Said Fazlagić

Personal information
- Date of birth: 25 January 1969 (age 57)
- Place of birth: Sarajevo, SFR Yugoslavia
- Position: Left back

Youth career
- Sarajevo

Senior career*
- Years: Team / Apps / (Gls)
- Sarajevo
- Željezničar
- Rovinj
- SC Pfullendorf
- 1996: D.C. United / 2 / (0)

International career
- 1995: Bosnia and Herzegovina / 1 / (0)

= Said Fazlagić =

Bosnian footballer (born 1969)

Said Fazlagić (born 25 January 1969) is a Bosnian retired international footballer who played professionally in Europe and the United States as a left back.

==Club career==
Fazlagić played in Europe for FK Sarajevo, FK Željezničar, NK Rovinj and SC Pfullendorf, before signing with D.C. United in the 1996 MLS Inaugural Player Draft. Fazlagić made two appearances for D.C. United in the 1996 MLS season. After suffering a serious injury, Fazlagić was forced to retire at age 27. Later he served in capacity of Director of Coaching for United 1996 Futbol Club, Louisville, Kentucky from 1997 until 2004.

==International career==
He made his debut in Bosnia and Herzegovina's first ever official international game, a November 1995 friendly match away against Albania, coming on as a late substitute for Nedžad Fazlagić. It remained his sole international appearance.

==Administrative career==
He served as Secretary General of the Olympic Committee of Bosnia and Herzegovina from 2014 to 2026, and acting Secretary General between 2009 and 2014. He also served as "Chef de Mission" at eight Olympic Games, and other international sports events such as Youth Olympic Games, Mediterranean Games and European Youth Olympic Festival.

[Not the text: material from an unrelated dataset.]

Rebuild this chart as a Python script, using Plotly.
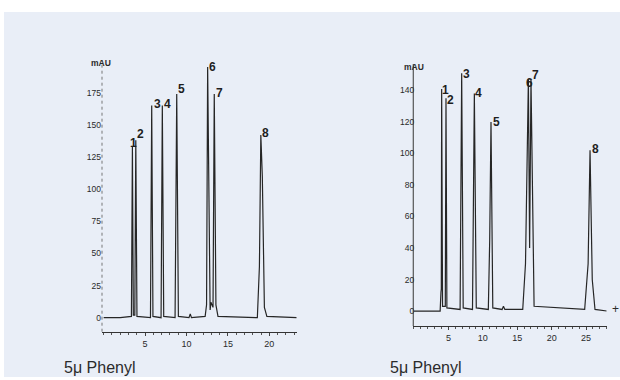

Since 25 December 2009 until 2014, Fazlagić has served as the Director of Sport, International Relations and Capital Projects of the Olympic Committee of Bosnia and Herzegovina.

He has also served as a member of the European Olympic Committee (EOC) Marketing Commission for 3 consecutive mandates from 2018 to 2028, and EOC EYOF Commission from 2012 to 2018.

He was elected as the project coordinator for the reconstruction of the Sarajevo Winter Olympics Museum, and as a member of the executive committee of EYOF Sarajevo and East Sarajevo 2019.